The American introduced himself. My father, a knowledgable amateur historian of art, was most excited to discover that our American lunch time companion was William Milliken, a former Director of the Cleveland Museum of Art in Cleveland, Ohio, and a famous historian of mediaeval art.

Later Miss Steiner, a humourless late middle-aged Austrian who managed the Pensione Calcina, told us that Mr Milliken stayed at the Calcina every year during the month in which his mother had died. He stayed in the room that she used to occupy during her visits to the Calcina. Whilst he stayed there, Miss Steiner informed us, the room was always filled with his mother’s favourite flowers, and furnished with the very same furniture that she used to use whilst she was a guest at the pensione.

 

Mr Milliken died in 1978, at least ten years after I last met him.
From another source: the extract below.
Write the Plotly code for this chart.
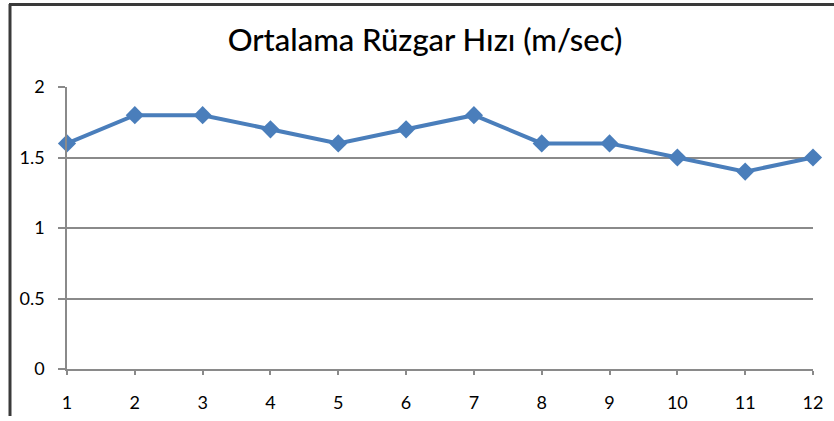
import plotly.graph_objects as go

months = [1, 2, 3, 4, 5, 6, 7, 8, 9, 10, 11, 12]
wind_speed = [1.6, 1.8, 1.8, 1.7, 1.6, 1.7, 1.8, 1.6, 1.6, 1.5, 1.4, 1.5]
y_ticks = [0, 0.5, 1, 1.5, 2]
y_tick_labels = ["0", "0.5", "1", "1.5", "2"]
title_text = "Ortalama Rüzgar Hızı (m/sec)"

W, H = 834, 421
L, R, T, B = 67, 21, 87, 52
pw, ph = W - L - R, H - T - B

def px_x(x):
    return (x - L) / pw

def px_y(y):
    return (H - B - y) / ph

fig = go.Figure()
fig.add_trace(go.Scatter(
    x=months, y=wind_speed, mode="lines+markers",
    line=dict(color="#4A7EBB", width=4),
    marker=dict(symbol="diamond", size=14, color="#4A7EBB"),
    cliponaxis=False, showlegend=False,
))

frame_color = "#3a3a3a"
fig.add_shape(type="rect", xref="paper", yref="paper", layer="above",
              x0=px_x(9), x1=px_x(834), y0=px_y(6), y1=px_y(3),
              fillcolor=frame_color, line=dict(width=0))
fig.add_shape(type="line", xref="paper", yref="paper", layer="above",
              x0=px_x(10), x1=px_x(10), y0=px_y(4), y1=px_y(416),
              line=dict(color=frame_color, width=3))

fig.update_layout(
    width=W, height=H,
    margin=dict(l=L, r=R, t=T, b=B, autoexpand=False),
    paper_bgcolor="white", plot_bgcolor="white",
    title=dict(text=title_text, x=425 / W, xanchor="center",
               y=1 - 40 / H, yanchor="middle",
               font=dict(family="Lato", size=31, color="#000000", weight=500)),
    font=dict(family="Lato", size=18, color="#000000"),
    xaxis=dict(range=[1, 12], tickvals=months, ticktext=[str(m) for m in months],
               showgrid=False, zeroline=False, showline=True, linecolor="#8a8a8a",
               linewidth=1.5, ticks="outside", ticklen=4, tickcolor="#8a8a8a",
               tickwidth=1.5, ticklabelstandoff=13, fixedrange=True, automargin=False),
    yaxis=dict(range=[0, 2], tickvals=y_ticks, ticktext=y_tick_labels,
               showgrid=True, gridcolor="#8a8a8a", gridwidth=1.5, zeroline=False,
               showline=True, linecolor="#8a8a8a", linewidth=1.5,
               ticks="outside", ticklen=7, tickcolor="#8a8a8a", tickwidth=1.5,
               ticklabelstandoff=10, fixedrange=True, automargin=False),
)

fig.write_html(
    "out.html",
    config={"displayModeBar": False},
    post_script=(
        "document.documentElement.style.margin='0';"
        "document.body.style.margin='0';document.body.style.padding='0';"
        "document.body.style.overflow='hidden';"
        "var gd=document.getElementById('{plot_id}');"
        "gd.style.position='fixed';gd.style.top='0px';gd.style.left='0px';"
        "var fr=document.createElement('div');"
        "fr.style.cssText='position:fixed;left:9px;top:3px;width:825px;height:3px;"
        "background:" + frame_color + ";pointer-events:none;z-index:10;';"
        "document.body.appendChild(fr);"
        "window.scrollTo(0,0);"
    ),
)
About twenty years later, I bought a second-hand copy of his book, “Unfamiliar Venice”. This wonderfully illustrated and almost poetically written book, which was published in 1967, describes the magic of Venice beautifully, but makes no mention at all of any of the things we learnt about our solitary American neighbour in the dining room of the Pensione Calcina.

 

 

Fear of flying

Flying by wire_500

 

I used to be very apprehensive about flying. It scared me to think that each time we lifted off from the runway might be the prelude to the sudden ending of my short life. I used to read the safety instruction card, and still do today. However, I had little faith that by following the safety instructions, had there have actually been a disaster, would my life have been saved. On one occasion, I became very agitated because the man in the seat beside me had not fastened his seatbelt when instructed by the voice that cracked through the loudspeakers of the ‘plane’s tannoy system. My mother mentioned my concern to him, and I felt reassured when he told us that he worked for BEA (British European Airways) and knew exactly when it was essential to fasten this safety device.

During the 1960s, there were no moving map displays in aeroplanes such as are commonplace today. However, halfway through the flight, a small piece of paper used to be passed from passenger to passenger. It contained a bulletin about the progress of the flight, and it was signed by the pilot. I used to feel privileged being allowed to handle such an important document.

It was many years later that my hitherto irrational fear of flying became rational. I was on a jet ‘plane flying into London’s busy Heathrow airport from where I cannot remember. The ‘plane was descending, the buildings below us were becoming larger and clearer, and most of the clouds were above us, when suddenly the aircraft jolted and began to ascend rapidly.

We have had to climb,” the captain announced calmly over the loudspeaker system, “to avoid another aircrft that had come into our flight path.”

A few minutes later, we began descending 

We can now continue our landing,” the captain announced in a nervous voice, “There are no other aircraft in our way this time.”